Even with all the changes we have experienced, some fundamental truths still hold fast. For example, headline news is mostly disconnected from the economy. It creates short-term emotion that often causes stock market volatility. While this type of news can drive the markets, it typically only does so for short periods of time. It is the economic data and strength of the economy that drives long-term returns. Our job as advisors is to continually weed out the noise from the news and look past the sensational headlines and media rumors. By focusing on economic data and company fundamentals, we are better positioned to deliver real returns for you. 

No doubt, some of you are concerned with the upcoming election. Historically, elections do not drive the market for a prolonged period of time. However, we are forecasting multiple scenarios, some of which may generate uneasiness in the near-term, e.g. the Bush/Gore “hanging chad” debate. Even in these types of situations, we are confident that they will be resolved in due course and without cause for concern. 

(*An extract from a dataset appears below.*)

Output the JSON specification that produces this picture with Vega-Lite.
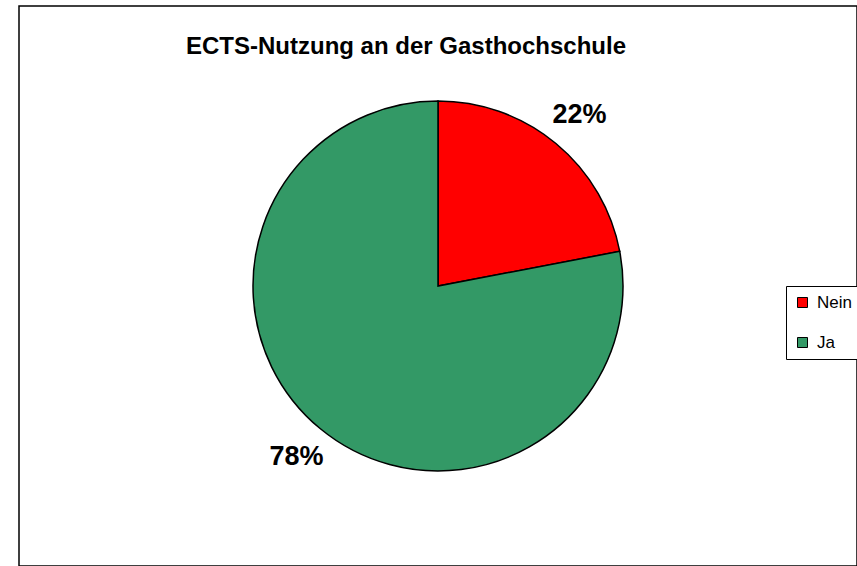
{
  "$schema": "https://vega.github.io/schema/vega-lite/v6.json",
  "width": 838,
  "height": 560,
  "padding": {"left": 19, "top": 6, "right": 0, "bottom": 0},
  "autosize": {"type": "none"},
  "background": "white",
  "config": {
    "font": "Liberation Sans",
    "view": {"stroke": "black", "strokeWidth": 1.5},
    "style": {"view": {"stroke": "black", "strokeWidth": 1.5}}
  },
  "title": {
    "text": "ECTS-Nutzung an der Gasthochschule",
    "fontSize": 24,
    "fontWeight": "bold",
    "color": "black",
    "anchor": "middle",
    "baseline": "alphabetic",
    "offset": -72,
    "dx": -32
  },
  "data": {
    "values": [
      {"Antwort": "Nein", "Anteil": 22, "Label": "22%"},
      {"Antwort": "Ja", "Anteil": 78, "Label": "78%"}
    ]
  },
  "encoding": {
    "theta": {"field": "Anteil", "type": "quantitative", "stack": true},
    "order": {"field": "Anteil", "type": "quantitative", "sort": "ascending"}
  },
  "layer": [
    {
      "mark": {"type": "arc", "radius": 185, "stroke": "black", "strokeWidth": 1.5},
      "encoding": {
        "color": {
          "field": "Antwort",
          "type": "nominal",
          "scale": {"domain": ["Nein", "Ja"], "range": ["#FF0000", "#339966"]},
          "legend": {
            "title": null,
            "orient": "none",
            "legendX": 767,
            "legendY": 280,
            "symbolType": "square",
            "symbolSize": 100,
            "symbolStrokeColor": "black",
            "symbolStrokeWidth": 1,
            "labelFontSize": 17,
            "labelColor": "black",
            "labelOffset": 6,
            "rowPadding": 22,
            "padding": 8,
            "strokeColor": "black",
            "fillColor": "white"
          }
        }
      }
    },
    {
      "mark": {"type": "text", "radius": 222, "fontSize": 27, "fontWeight": "bold", "color": "black"},
      "encoding": {
        "text": {"field": "Label", "type": "nominal"}
      }
    }
  ]
}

Looking at the economy, there are encouraging signs here and abroad. As we continue to emerge out of the first-ever planned recession, there are promising signs developing across a wide range of leading economic indicators. As we head into 2021, we anticipate the end of the recession and a move into a recovery phase, leading to accelerating economic growth by the end of next year. We believe Real Gross Domestic Product will begin to rise and the nascent recovery will accelerate faster than that which followed the Great Recession.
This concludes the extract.